Loss of habitat due to climate change will primarily affect lowland areas in Bioko Island, due to rising sea levels disturbing those regions. This will likely affect large proportions of the drill's population, as the lowland habitats are conducive to larger groups of drills, and are generally preferred.

There is some evidence that Bioko drills captured from the wild may used in circuses. This poses a threat to drills as in captivity they express long term signs of stress and may act aggressively, decreasing their ability to mate if they are rescued. This also removes them from their natural habitat and population, removing them from gene pools that are already depleted by hunting.

== Interaction with humans ==
=== Bushmeat culture ===
Bioko Island contains a large bushmeat market, the Malabo market, which is quite similar to those of mainland Africa. Bushmeat itself is an important resource for Bioko Island, both economically and nutritionally, and both hunting and consumption have increased in relation to Equatorial Guinea's GDP. Bushmeat is preferably consumed over other sources of protein by the island's two major ethnic groups, the Bubi and the Fang, though the Fang show a higher preference for primates specifically.

Commercialisation and modernisation of hunting practices has led to a focus on shotgun use over trappings, as these methods are more lucrative. Additionally, growing infrastructure on Bioko Island has allowed a faster return rate for hunters and intermediaries for the market, who are often taxi drivers, allowing for faster travel and reward. The Bioko drill is a popular target amongst bushmeat hunters, and increased prices of the drill as its population declines has been speculated to encourage hunters to seek it out in increasingly remote areas, furthering its decline. The Bioko drill tends to be sold freshly killed, and rarely smoked or live. While bushmeat hunted in Bioko is predominantly sold in the Malabo market, or elsewhere on the island itself, the majority of bushmeat hunters are from mainland Equatorial Guinea. Consumption of bushmeat in Bioko has increasingly become indicative of wealth and status, as the price of the meat rises, however it still remains a commonly accessed source of protein.

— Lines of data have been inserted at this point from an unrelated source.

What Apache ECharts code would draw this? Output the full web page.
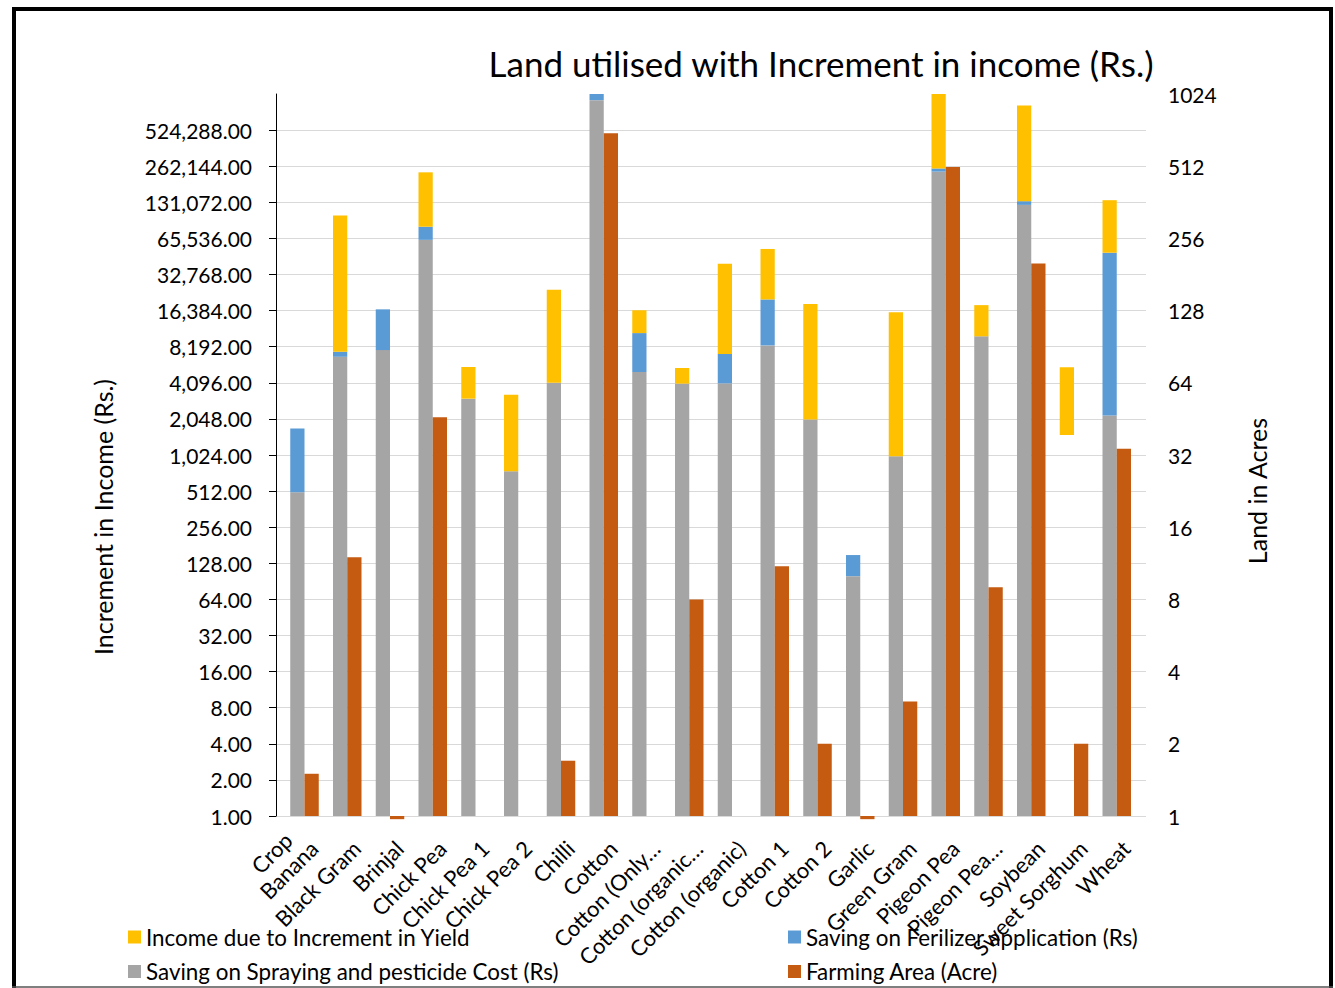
<!DOCTYPE html>
<html><head><meta charset="utf-8">
<script src="https://cdn.jsdelivr.net/npm/echarts@6/dist/echarts.min.js"></script>
<style>html,body{margin:0;padding:0;background:#fff}#chart{width:1335px;height:988px}</style>
</head><body><div id="chart"></div>
<script>
// ---- data ----
const categoryHeader = 'Crop';
const categories = ['Banana','Black Gram','Brinjal','Chick Pea','Chick Pea 1','Chick Pea 2','Chilli','Cotton','Cotton (Only…','Cotton (organic…','Cotton (organic)','Cotton 1','Cotton 2','Garlic','Green Gram','Pigeon Pea','Pigeon Pea…','Soybean','Sweet Sorghum','Wheat'];
const sprayingSaving   = [500, 6750, 7680, 63700, 3020, 750, 4100, 932000, 5040, 4030, 4050, 8400, 2020, 100, 1000, 236000, 10000, 124700, 1500, 2190];
const fertilizerSaving = [1200, 690, 9100, 18300, 0, 0, 0, 150000, 5600, 0, 3080, 11900, 0, 50, 0, 15000, 0, 9300, 0, 47600];
const yieldIncome      = [0, 94500, 0, 151000, 2530, 2510, 20400, 0, 5850, 1410, 33170, 33200, 16580, 0, 14900, 850000, 8200, 705000, 4020, 86700];
const farmingArea      = [1.5, 12, 0.97, 46, null, null, 1.7, 702, null, 8, null, 11, 2, 0.97, 3, 508, 9, 201, 2, 34];
const leftTickLabels  = ['1.00','2.00','4.00','8.00','16.00','32.00','64.00','128.00','256.00','512.00','1,024.00','2,048.00','4,096.00','8,192.00','16,384.00','32,768.00','65,536.00','131,072.00','262,144.00','524,288.00'];
const rightTickLabels = ['1','2','4','8','16','32','64','128','256','512','1024'];
const titleText = 'Land utilised with Increment in income (Rs.)';
const leftAxisName = 'Increment in Income (Rs.)';
const rightAxisName = 'Land in Acres';
const seriesNames = {
  yield: 'Income due to Increment in Yield',
  fert: 'Saving on Ferilizer application (Rs)',
  spray: 'Saving on Spraying and pesticide Cost (Rs)',
  area: 'Farming Area (Acre)'
};

// ---- chart ----
const floatingCategory = 'Sweet Sorghum'; // base segment not drawn in the original
const FONT = 'Lato';
const TOP = 94, HEIGHT = 722, LEFT = 276;
const chart = echarts.init(document.getElementById('chart'), null, {renderer: 'svg'});
const barCommon = {type: 'bar', xAxisIndex: 1, barGap: '0%', barCategoryGap: '0%'};
const labelFont = {fontSize: 22, lineHeight: 24, color: '#000', fontFamily: FONT};
const option = {
  animation: false,
  textStyle: {fontFamily: FONT},
  grid: [
    {left: LEFT, top: TOP, width: 870, height: HEIGHT},
    {left: LEFT, top: TOP, width: 855, height: HEIGHT},
    {left: LEFT + 25, top: TOP, width: 855, height: HEIGHT}
  ],
  xAxis: [
    {gridIndex: 0, type: 'category', data: categories, show: false},
    {gridIndex: 1, type: 'category', data: categories, axisLine: {show: false}, axisTick: {show: false}, axisLabel: {show: false}},
    {gridIndex: 2, type: 'category', data: categories, axisLine: {show: false}, axisTick: {show: false},
     axisLabel: Object.assign({interval: 0, rotate: 45, margin: 37, align: 'right', verticalAlign: 'bottom',
       formatter: (v, i) => i === 0 ? '{h|' + categoryHeader + '}\n{n|' + v + '}' : '{n|' + v + '}',
       rich: {h: Object.assign({align: 'center'}, labelFont), n: Object.assign({}, labelFont)}}, labelFont)}
  ],
  yAxis: [
    {gridIndex: 0, type: 'value', min: 0, max: 20, interval: 1, position: 'left',
     axisLine: {show: true, lineStyle: {color: '#000', width: 1}},
     axisTick: {show: true, inside: false, length: 7, lineStyle: {color: '#000'}},
     axisLabel: {formatter: v => leftTickLabels[v] ?? '', margin: 24, fontSize: 21, color: '#000', fontFamily: FONT, showMaxLabel: false},
     splitLine: {show: true, showMaxLine: false, lineStyle: {color: '#d9d9d9', width: 1}}},
    {gridIndex: 0, type: 'value', min: 0, max: 10, interval: 1, position: 'right',
     axisLine: {show: false}, axisTick: {show: false},
     axisLabel: {formatter: v => rightTickLabels[v] ?? '', margin: 22, fontSize: 21, color: '#000', fontFamily: FONT},
     splitLine: {show: false}},
    {gridIndex: 1, type: 'log', logBase: 2, min: 1, max: Math.pow(2, 20), show: false, splitLine: {show: false}},
    {gridIndex: 1, type: 'log', logBase: 2, min: 1, max: 1024, show: false, position: 'right', splitLine: {show: false}},
    {gridIndex: 2, type: 'value', show: false, splitLine: {show: false}}
  ],
  legend: [
    {left: 128, top: 925, padding: 0, orient: 'vertical', itemWidth: 13, itemHeight: 13, itemGap: 10.5, icon: 'rect',
     textStyle: {fontSize: 22.4, color: '#000', lineHeight: 24, fontFamily: FONT},
     data: [seriesNames.yield, seriesNames.spray]},
    {left: 788, top: 925, padding: 0, orient: 'vertical', itemWidth: 13, itemHeight: 13, itemGap: 10.5, icon: 'rect',
     textStyle: {fontSize: 22.4, color: '#000', lineHeight: 24, fontFamily: FONT},
     data: [seriesNames.fert, seriesNames.area]}
  ],
  series: [
    Object.assign({}, barCommon, {name: 'pad', yAxisIndex: 2, stack: 'pad', data: categories.map(() => null), silent: true}),
    Object.assign({}, barCommon, {name: seriesNames.spray, yAxisIndex: 2, stack: 'income', itemStyle: {color: '#A5A5A5'},
      data: sprayingSaving.map((v, i) => categories[i] === floatingCategory ? {value: v, itemStyle: {color: 'rgba(0,0,0,0)'}} : v)}),
    Object.assign({}, barCommon, {name: seriesNames.fert, yAxisIndex: 2, stack: 'income', itemStyle: {color: '#5B9BD5'}, data: fertilizerSaving}),
    Object.assign({}, barCommon, {name: seriesNames.yield, yAxisIndex: 2, stack: 'income', itemStyle: {color: '#FFC000'}, data: yieldIncome}),
    Object.assign({}, barCommon, {name: seriesNames.area, yAxisIndex: 3, itemStyle: {color: '#C55A11'}, data: farmingArea, clip: false})
  ],
  graphic: [
    {type: 'rect', shape: {x: 14, y: 9, width: 1317, height: 1010}, style: {fill: 'none', stroke: '#000', lineWidth: 4}, silent: true, z: 100},
    {type: 'line', shape: {x1: 12, y1: 987, x2: 1333, y2: 987}, style: {stroke: '#555', lineWidth: 1.5}, silent: true, z: 100},
    {type: 'text', x: 821, y: 63, style: {text: titleText, font: '35px ' + FONT, fill: '#000', align: 'center', verticalAlign: 'middle', textAlign: 'center', textVerticalAlign: 'middle'}},
    {type: 'text', x: 103, y: 517, rotation: Math.PI / 2, style: {text: leftAxisName, font: '25px ' + FONT, fill: '#000', align: 'center', verticalAlign: 'middle', textAlign: 'center', textVerticalAlign: 'middle'}},
    {type: 'text', x: 1257, y: 491, rotation: Math.PI / 2, style: {text: rightAxisName, font: '25px ' + FONT, fill: '#000', align: 'center', verticalAlign: 'middle', textAlign: 'center', textVerticalAlign: 'middle'}}
  ]
};
chart.setOption(option);
</script></body></html>
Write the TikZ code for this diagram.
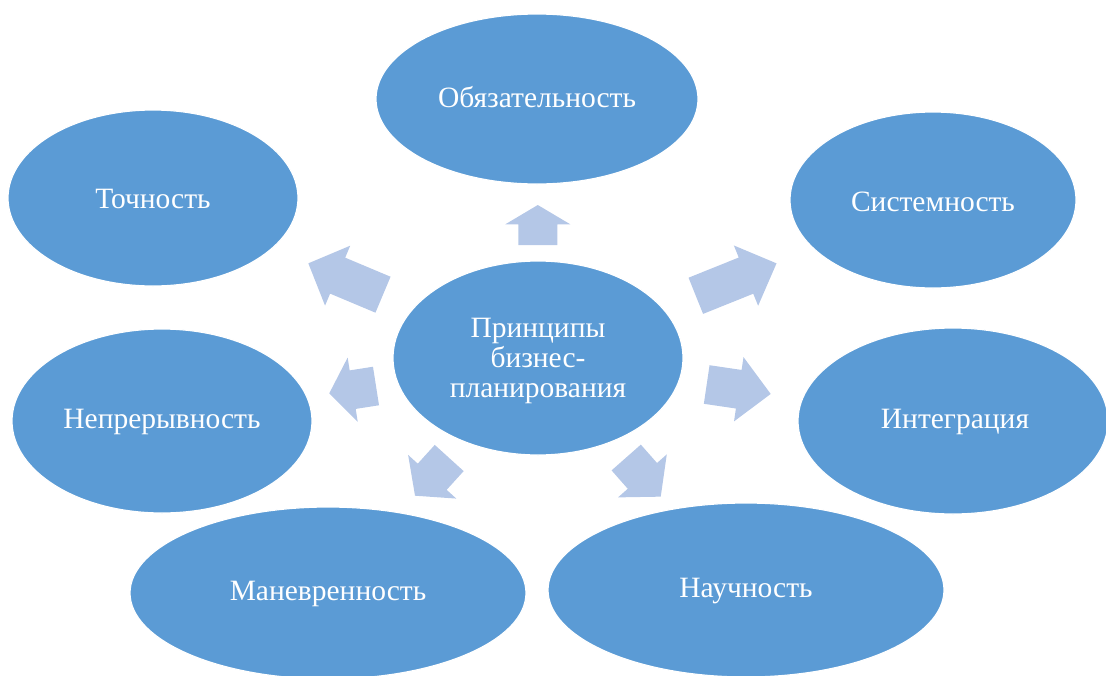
\documentclass[tikz,border=0pt]{standalone}
\usepackage{fontspec}
\setmainfont{Liberation Serif}
\usetikzlibrary{shapes.geometric}
\definecolor{ellblue}{HTML}{5B9BD5}
\definecolor{arrblue}{HTML}{B4C7E7}
\tikzset{
  ell/.style={ellipse, fill=ellblue, draw=white, line width=1.2pt, inner sep=0pt},
  txt/.style={text=white, font=\fontsize{29.5}{30}\selectfont, align=center, inner sep=0pt},
  barr/.style={fill=arrblue}
}
\newcommand\blockarrow[5]{% x, y (shaft end), angle, length, head length
  \begin{scope}[shift={(#1,#2)}, rotate=#3]
    \fill[barr] (0,-19.5) -- ({#4-#5},-19.5) -- ({#4-#5},-32.5) -- (#4,0)
      -- ({#4-#5},32.5) -- ({#4-#5},19.5) -- (0,19.5) -- cycle;
  \end{scope}}
\begin{document}
\begin{tikzpicture}[x=1pt,y=-1pt]
\useasboundingbox (0,0) rectangle (1106,675);
\clip (0,0) rectangle (1106,675);
% arrows
\blockarrow{537.8}{245}{90}{40}{19.3}
\blockarrow{383}{294.7}{157.2}{81}{31.8}
\blockarrow{695.8}{295.8}{21.9}{87}{32.9}
\blockarrow{376}{386}{188.9}{47.3}{23.7}
\blockarrow{706.7}{384.5}{-8.4}{64.7}{32.3}
\blockarrow{449.2}{458}{227.8}{50.9}{25.6}
\blockarrow{626.2}{457.5}{-48.6}{52.2}{27.7}
% ellipses
\node[ell, minimum width=290, minimum height=194] (c) at (538,358) {};
\node[ell, minimum width=322, minimum height=170] (o) at (537,99) {};
\node[ell, minimum width=290, minimum height=176] (t) at (153,198) {};
\node[ell, minimum width=286, minimum height=176] (s) at (933,200) {};
\node[ell, minimum width=300, minimum height=184] (n) at (162,421) {};
\node[ell, minimum width=310, minimum height=186] (i) at (953,421) {};
\node[ell, minimum width=396, minimum height=172] (m) at (328,593) {};
\node[ell, minimum width=396, minimum height=174] (u) at (746,590) {};
% texts
\node[txt] (ct) at (538,361) {Принципы\\бизнес-\\планирования};
\node[txt] (ot) at (537,97) {Обязательность};
\node[txt] (tt) at (153,199) {Точность};
\node[txt] (st) at (933,202) {Системность};
\node[txt] (nt) at (162,422) {Непрерывность};
\node[txt] (it) at (955,422) {Интеграция};
\node[txt] (mt) at (328,594) {Маневренность};
\node[txt] (ut) at (746,591) {Научность};
\end{tikzpicture}
\end{document}
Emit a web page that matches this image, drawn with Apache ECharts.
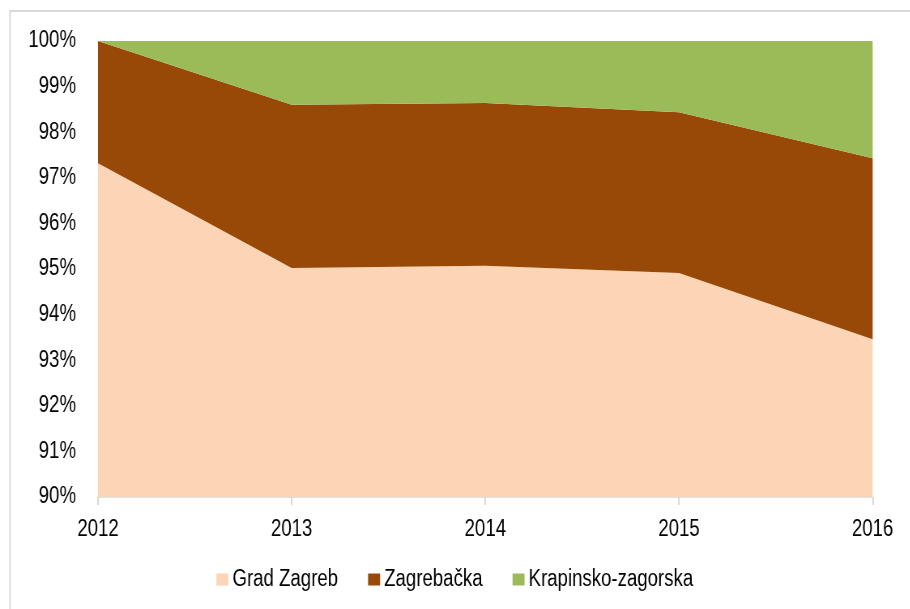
<!DOCTYPE html>
<html>
<head>
<meta charset="utf-8">
<script src="https://cdn.jsdelivr.net/npm/echarts@6/dist/echarts.min.js"></script>
<style>
  html, body { margin: 0; padding: 0; background: #fff; overflow: hidden; }
  #wrap { width: 910px; height: 609px; overflow: hidden; }
  /* The chart is drawn wider and squeezed horizontally so Arial-style text
     gets the narrow proportions of the original report typeface. */
  #chart { width: 1123px; height: 609px; transform: scaleX(0.81); transform-origin: 0 0; }
</style>
</head>
<body>
<div id="wrap"><div id="chart"></div></div>
<script>
// Share of each county, percent (stacked)
const years = ['2012', '2013', '2014', '2015', '2016'];
const gradZagreb = [97.32, 95.02, 95.07, 94.91, 93.46];
const zagrebacka = [2.68, 3.58, 3.57, 3.53, 3.97];
const krapinsko = [0.00, 1.40, 1.36, 1.56, 2.57];

const SX = 0.81; // horizontal squeeze applied to the chart box
const px = v => v / SX;  // horizontal length on screen -> chart units

const FONT = "'Liberation Sans', Arial, sans-serif";

const chart = echarts.init(document.getElementById('chart'));

function areaSeries(name, data, color) {
  return {
    name: name,
    type: 'line',
    stack: 'total',
    data: data,
    symbol: 'none',
    lineStyle: { width: 0 },
    areaStyle: { color: color, opacity: 1 },
    itemStyle: { color: color },
    emphasis: { disabled: true }
  };
}

chart.setOption({
  animation: false,
  textStyle: { fontFamily: FONT },
  graphic: [{
    type: 'rect',
    shape: { x: px(10), y: 11, width: 1300, height: 700 },
    style: { fill: 'none', stroke: '#d9d9d9', lineWidth: 2 },
    silent: true
  }],
  grid: { left: px(98), right: px(37), top: 41, bottom: 112 },
  legend: {
    bottom: 13,
    left: 'center',
    icon: 'rect',
    itemWidth: px(12),
    itemHeight: 12,
    itemGap: px(30),
    textStyle: { fontFamily: FONT, fontSize: 23, color: '#000' },
    data: ['Grad Zagreb', 'Zagrebačka', 'Krapinsko-zagorska']
  },
  xAxis: {
    type: 'category',
    data: years,
    boundaryGap: false,
    axisLine: { lineStyle: { color: '#d9d9d9', width: 1.5 } },
    axisTick: { show: true, length: 8, lineStyle: { color: '#d9d9d9', width: 2 } },
    axisLabel: { fontFamily: FONT, fontSize: 23, color: '#000', margin: 21 },
    splitLine: { show: false }
  },
  yAxis: {
    type: 'value',
    min: 90,
    max: 100,
    interval: 1,
    axisLine: { show: false },
    axisTick: { show: false },
    splitLine: { show: false },
    axisLabel: {
      fontFamily: FONT, fontSize: 23, color: '#000', margin: px(22),
      formatter: v => v + '%'
    }
  },
  series: [
    areaSeries('Grad Zagreb', gradZagreb, '#fbd5b5'),
    areaSeries('Zagrebačka', zagrebacka, '#984807'),
    areaSeries('Krapinsko-zagorska', krapinsko, '#9bbb59')
  ]
});
</script>
</body>
</html>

There has been some concern that the proximity of the drill to humans due to deforestation, hunting, and consumption could result in zoonotic disease transmission.

=== Links to SIV ===
The Bioko drill has been suggested to be an important link in the study of Simian immunodeficiency virus (SIV) due to its long history of isolation from the mainland. Independent evolution of the disease in the Bioko drill for 10,000 years has allowed comparison with the mainland drills, and offers an observation into macroevolution. The rapid evolution of the disease has made it difficult to estimate its age without the comparison, and SIV has previously been estimated to be a relatively young disease. The link has allowed estimations to be made about the development and age of HIV.